I see the potential in students to effectively participate in the political process. Each year my 7th grade students from Tandem Friends School near Charlottesville travel to Washington to meet with their representatives about climate solutions. It is an eye-opening experience meeting with a member of Congress that most citizens will never experience. If we teach our children how to engage in the democratic process during these formidable years, the lesson will stick with them for years to come.
I have led this trip to D.C. on multiple occasions, but this September’s was different. There is an ever-growing sense of urgency and concern about climate change. The fact that future Time Person of The Year, Greta Thunberg, was also walking the halls in support of climate action made the students especially eager to get to Capitol Hill and tell their stories.
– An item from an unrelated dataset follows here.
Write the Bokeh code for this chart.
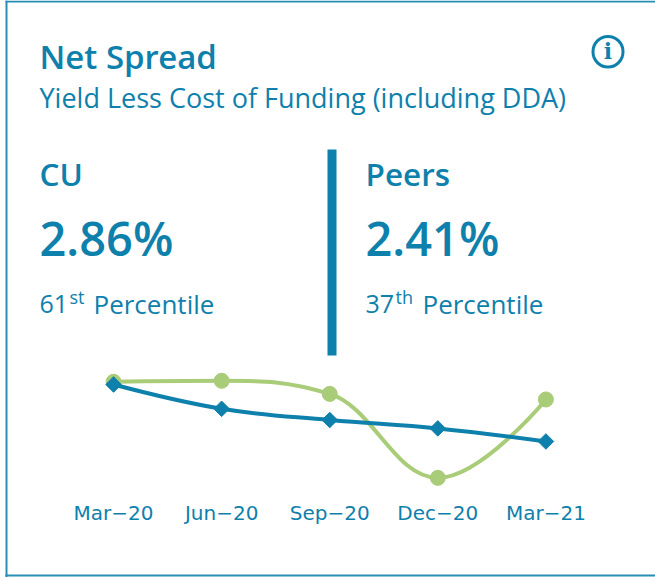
import math
from bokeh.plotting import figure
from bokeh.models import Label, BoxAnnotation, FixedTicker, Range1d
from bokeh.embed import file_html
from bokeh.resources import INLINE

months = ["Mar\u221220", "Jun\u221220", "Sep\u221220", "Dec\u221220", "Mar\u221221"]
quarter_index = [0, 1, 2, 3, 4]
cu_series = [3.05, 3.06, 2.92, 2.02, 2.86]
peer_series = [3.02, 2.76, 2.64, 2.55, 2.41]

title_text = "Net Spread"
subtitle_text = "Yield Less Cost of Funding (including DDA)"
left_name, left_value, left_rank, left_suffix = "CU", "2.86%", "61", "st"
right_name, right_value, right_rank, right_suffix = "Peers", "2.41%", "37", "th"
rank_word = "Percentile"

BLUE = "#0e80ac"
EDGE = "#2a8db5"
GREEN = "#a9cc78"
FONT = "Open Sans"
SEMI = "Open Sans SemiBold"
W, H = 655, 577

# the plot frame fills the whole card so that the header texts can be placed inside it
p = figure(width=W, height=H, output_backend="svg", toolbar_location=None,
           x_range=Range1d(-1.046, 5.014), y_range=Range1d(0.952, 7.136),
           min_border_left=0, min_border_right=0, min_border_top=0, min_border_bottom=0,
           outline_line_color=None, background_fill_color="white", border_fill_color="white")
p.styles = {"position": "absolute", "left": "0px", "top": "0px"}
p.grid.visible = False
p.yaxis.visible = False
ax = p.xaxis[0]
ax.ticker = FixedTicker(ticks=quarter_index)
ax.major_label_overrides = dict(zip(quarter_index, months))
ax.axis_line_color = None
ax.major_tick_line_color = None
ax.minor_tick_line_color = None
ax.major_label_text_color = BLUE
ax.major_label_text_font = "DejaVu Sans"
ax.major_label_text_font_size = "20px"
ax.major_label_standoff = -83
ax.major_label_orientation = "horizontal"


def spline(values):
    """Highcharts-style spline segments through the values (one bezier per pair)."""
    n = len(values)
    xs = quarter_index
    s = 1.5
    lc = [None] * n
    rc = [None] * n
    for i in range(1, n - 1):
        lx = (s * xs[i] + xs[i - 1]) / (s + 1)
        ly = (s * values[i] + values[i - 1]) / (s + 1)
        rx = (s * xs[i] + xs[i + 1]) / (s + 1)
        ry = (s * values[i] + values[i + 1]) / (s + 1)
        c = (ry - ly) * (rx - xs[i]) / (rx - lx) + values[i] - ry
        ly += c
        ry += c
        if ly > values[i - 1] and ly > values[i]:
            ly = max(values[i - 1], values[i]); ry = 2 * values[i] - ly
        elif ly < values[i - 1] and ly < values[i]:
            ly = min(values[i - 1], values[i]); ry = 2 * values[i] - ly
        if ry > values[i + 1] and ry > values[i]:
            ry = max(values[i + 1], values[i]); ly = 2 * values[i] - ry
        elif ry < values[i + 1] and ry < values[i]:
            ry = min(values[i + 1], values[i]); ly = 2 * values[i] - ry
        lc[i] = (lx, ly)
        rc[i] = (rx, ry)
    d = dict(x0=[], y0=[], x1=[], y1=[], cx0=[], cy0=[], cx1=[], cy1=[])
    for i in range(n - 1):
        a = rc[i] or (xs[i], values[i])
        b = lc[i + 1] or (xs[i + 1], values[i + 1])
        d["x0"].append(xs[i]); d["y0"].append(values[i])
        d["x1"].append(xs[i + 1]); d["y1"].append(values[i + 1])
        d["cx0"].append(a[0]); d["cy0"].append(a[1])
        d["cx1"].append(b[0]); d["cy1"].append(b[1])
    return d


p.bezier(source=spline(cu_series), x0="x0", y0="y0", x1="x1", y1="y1", cx0="cx0", cy0="cy0",
         cx1="cx1", cy1="cy1", line_color=GREEN, line_width=4)
p.scatter(quarter_index, cu_series, marker="circle", size=15, fill_color=GREEN, line_color=GREEN)
p.bezier(source=spline(peer_series), x0="x0", y0="y0", x1="x1", y1="y1", cx0="cx0", cy0="cy0",
         cx1="cx1", cy1="cy1", line_color=BLUE, line_width=4)
p.scatter(quarter_index, peer_series, marker="square", angle=math.pi / 4, size=11, fill_color=BLUE, line_color=BLUE)


def box(l, r, t, b, **kw):
    p.add_layout(BoxAnnotation(left=l, right=r, top=H - t, bottom=H - b, left_units="screen",
                               right_units="screen", top_units="screen", bottom_units="screen", **kw))


def text(x, y, s, size, style="normal", font=FONT, align="left"):
    p.add_layout(Label(x=x - 1, y=H - y + 0.42 * size, x_units="screen", y_units="screen", text=s, text_color=BLUE,
                       text_font=font, text_font_size=f"{size}px", text_font_style=style,
                       text_baseline="alphabetic", text_align=align))


# frame of the card
box(5, 7, 0, 577, fill_color=EDGE, fill_alpha=1, line_color=None)
box(5, 655, 0, 2, fill_color=EDGE, fill_alpha=1, line_color=None)
box(5, 655, 574, 576, fill_color=EDGE, fill_alpha=1, line_color=None)
# divider
box(327, 336, 149, 355, fill_color=BLUE, fill_alpha=1, line_color=None)
# info icon
box(592.5, 622.5, 36, 66.5, fill_color=None, line_color=BLUE, line_alpha=1, line_width=3, border_radius=15)
text(608.5, 60, "i", 22, "bold", "DejaVu Serif", "center")

text(40, 70, title_text, 33, "normal", SEMI)
text(40, 108, subtitle_text, 27)
for x0, name, val, rank, suf, word_dx in [(40, left_name, left_value, left_rank, left_suffix, 54),
                                          (366, right_name, right_value, right_rank, right_suffix, 57)]:
    text(x0, 186.5, name, 31.5, "normal", SEMI)
    text(x0, 257.5, val, 47, "normal", SEMI)
    text(x0, 314, rank, 25)
    text(x0 + 30, 304, suf, 18)
    text(x0 + word_dx, 314, rank_word, 26)

open("out.html", "w").write(file_html(p, INLINE))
The students were given a quick lobbying tutorial by the Friends Committee on National Legislation. Each student had a role in the meeting, allowing everyone to feel they had a goal and purpose in influencing the political process. To make sure our message was crystal clear, each student had a hand-written letter expressing their climate change concerns.
Unfortunately, U.S. Rep. Denver Riggleman, a Republican who represents the Charlottesville area, could not make the visit. So, we met with his environmental staffer and she promised to pass along their heartfelt letters. The students were happy to know that their letters would be read by those with the power to do something. They even performed a dance that illustrated the process of a bill becoming a law for the congressman’s staff.
Just two days later, on the day of the Youth Climate Strikes, Rep. Riggleman joined the Climate Solutions Caucus, mentioning our letters as motivation for the decision. He went as far as to promise a visit to our school when he was back in Charlottesville. We were elated. A group of seventh graders had successfully lobbied a member of Congress.
The story does not end there, however. On Nov. 22, Rep. Riggleman visited our small school and answered our environmental questions, from how he was engaging with the Climate Solutions Caucus to what Congress can do right now to address climate change. He did not dodge a question or give rehearsed answers. He actively listened and gave thoughtful responses to the students’ questions. He also helped the students understand the challenges of representing a diverse set of constituents and the complexities of making decisions in our representative government.
Rep. Riggleman came to our school because my students advocated for the climate, for the planet and for themselves. They successfully participated in the democratic process by using their stories and engaging in respectful dialogue to persuade the Congressman to act on climate change. They are model American citizens we can all be proud of.
Christine Hirsh-Putnam teaches middle school science at the Tandem Friends School.